_WRITTEN TASK_. State how many lines of the records contain the string "this". Give the number alone.
--- start PROVIDED DATA ---
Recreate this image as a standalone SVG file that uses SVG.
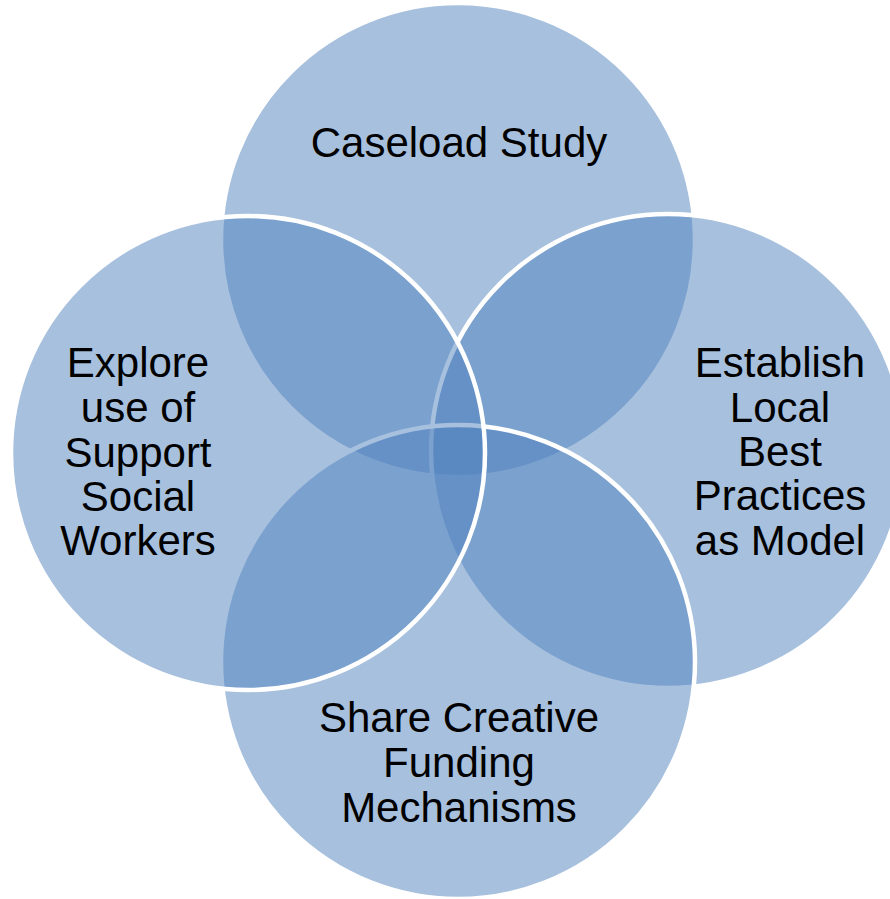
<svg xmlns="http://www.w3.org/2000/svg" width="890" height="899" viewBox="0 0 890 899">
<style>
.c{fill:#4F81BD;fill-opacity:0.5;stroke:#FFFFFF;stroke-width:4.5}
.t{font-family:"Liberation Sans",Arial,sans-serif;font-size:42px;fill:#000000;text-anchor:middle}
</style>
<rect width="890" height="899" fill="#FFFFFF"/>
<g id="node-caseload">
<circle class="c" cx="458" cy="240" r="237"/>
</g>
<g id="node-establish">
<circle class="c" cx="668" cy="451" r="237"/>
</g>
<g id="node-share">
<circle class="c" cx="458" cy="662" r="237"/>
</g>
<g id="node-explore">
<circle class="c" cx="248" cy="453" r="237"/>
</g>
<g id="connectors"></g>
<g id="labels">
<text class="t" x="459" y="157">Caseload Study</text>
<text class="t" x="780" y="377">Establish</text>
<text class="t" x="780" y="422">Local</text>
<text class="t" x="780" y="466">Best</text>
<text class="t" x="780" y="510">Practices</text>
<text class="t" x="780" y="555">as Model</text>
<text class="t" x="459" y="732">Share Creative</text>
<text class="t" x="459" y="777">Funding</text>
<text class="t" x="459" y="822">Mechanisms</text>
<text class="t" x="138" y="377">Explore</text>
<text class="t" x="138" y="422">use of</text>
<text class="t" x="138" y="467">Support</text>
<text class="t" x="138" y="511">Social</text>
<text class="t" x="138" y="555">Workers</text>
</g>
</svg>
--- end PROVIDED DATA ---
--- start PROVIDED DATA ---
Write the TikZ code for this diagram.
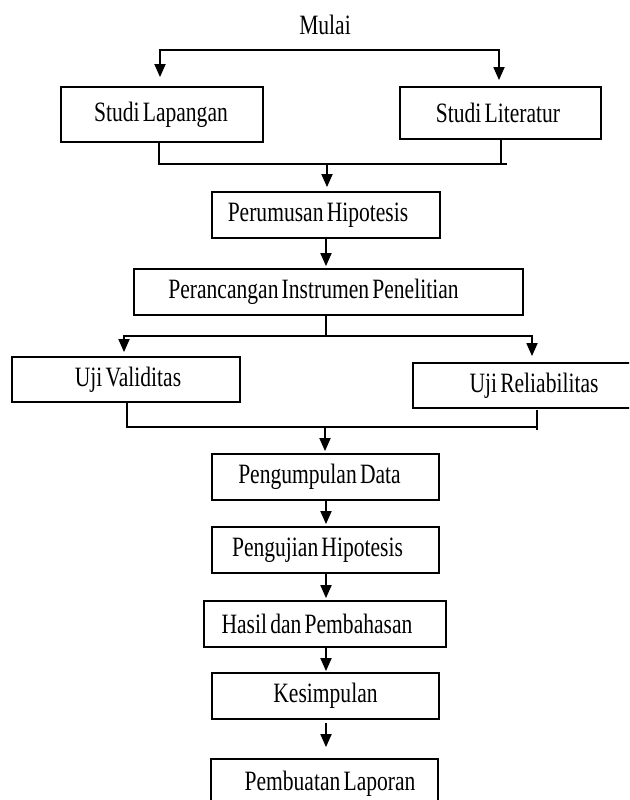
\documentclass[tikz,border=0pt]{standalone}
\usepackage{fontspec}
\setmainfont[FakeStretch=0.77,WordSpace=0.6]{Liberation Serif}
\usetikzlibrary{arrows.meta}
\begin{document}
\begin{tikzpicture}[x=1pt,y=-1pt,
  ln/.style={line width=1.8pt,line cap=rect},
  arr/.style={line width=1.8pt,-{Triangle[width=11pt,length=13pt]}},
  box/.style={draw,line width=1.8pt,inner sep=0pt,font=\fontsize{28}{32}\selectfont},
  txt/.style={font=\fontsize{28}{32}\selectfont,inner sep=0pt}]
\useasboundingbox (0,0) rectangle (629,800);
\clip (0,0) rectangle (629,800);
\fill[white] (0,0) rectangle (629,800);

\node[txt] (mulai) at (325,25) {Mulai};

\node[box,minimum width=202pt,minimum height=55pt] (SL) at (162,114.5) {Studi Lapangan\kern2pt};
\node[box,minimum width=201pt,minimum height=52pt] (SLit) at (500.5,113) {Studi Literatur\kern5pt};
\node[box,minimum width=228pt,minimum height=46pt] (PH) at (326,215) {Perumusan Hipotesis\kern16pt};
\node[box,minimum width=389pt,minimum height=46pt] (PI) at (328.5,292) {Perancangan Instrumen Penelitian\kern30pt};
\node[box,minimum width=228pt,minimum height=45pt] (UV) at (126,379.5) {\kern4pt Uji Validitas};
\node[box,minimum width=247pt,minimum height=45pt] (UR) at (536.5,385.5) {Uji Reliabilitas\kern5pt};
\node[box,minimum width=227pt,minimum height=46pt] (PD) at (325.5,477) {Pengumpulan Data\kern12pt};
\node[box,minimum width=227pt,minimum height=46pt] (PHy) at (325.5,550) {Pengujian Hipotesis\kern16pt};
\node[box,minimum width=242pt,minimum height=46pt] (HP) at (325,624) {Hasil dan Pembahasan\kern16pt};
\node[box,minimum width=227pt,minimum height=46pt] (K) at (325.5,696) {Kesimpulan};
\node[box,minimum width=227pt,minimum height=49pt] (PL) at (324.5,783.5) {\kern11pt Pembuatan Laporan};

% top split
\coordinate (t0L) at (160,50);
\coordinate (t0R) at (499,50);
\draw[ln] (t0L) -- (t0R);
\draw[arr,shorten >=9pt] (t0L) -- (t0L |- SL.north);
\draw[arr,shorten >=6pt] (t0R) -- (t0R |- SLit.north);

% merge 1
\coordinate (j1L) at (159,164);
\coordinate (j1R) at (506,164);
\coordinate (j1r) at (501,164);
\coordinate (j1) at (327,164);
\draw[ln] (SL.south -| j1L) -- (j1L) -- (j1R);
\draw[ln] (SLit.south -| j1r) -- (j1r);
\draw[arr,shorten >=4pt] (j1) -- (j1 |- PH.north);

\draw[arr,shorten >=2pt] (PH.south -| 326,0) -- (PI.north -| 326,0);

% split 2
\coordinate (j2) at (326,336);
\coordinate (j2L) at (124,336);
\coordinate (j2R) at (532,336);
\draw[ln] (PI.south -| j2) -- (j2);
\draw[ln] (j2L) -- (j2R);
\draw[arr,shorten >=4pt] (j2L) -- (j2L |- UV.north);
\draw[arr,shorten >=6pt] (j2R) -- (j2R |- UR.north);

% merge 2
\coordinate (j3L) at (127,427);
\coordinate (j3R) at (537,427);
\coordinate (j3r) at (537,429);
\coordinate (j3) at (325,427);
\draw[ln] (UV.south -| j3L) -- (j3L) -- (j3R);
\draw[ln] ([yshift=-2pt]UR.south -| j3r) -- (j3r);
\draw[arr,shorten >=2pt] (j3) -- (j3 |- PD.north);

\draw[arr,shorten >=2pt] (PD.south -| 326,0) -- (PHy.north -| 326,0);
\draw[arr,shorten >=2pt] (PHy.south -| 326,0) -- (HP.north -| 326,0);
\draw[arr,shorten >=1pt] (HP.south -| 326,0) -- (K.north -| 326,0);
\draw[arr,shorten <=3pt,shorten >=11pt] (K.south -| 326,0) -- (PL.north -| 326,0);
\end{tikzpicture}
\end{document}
--- end PROVIDED DATA ---
_SOLUTION_. 2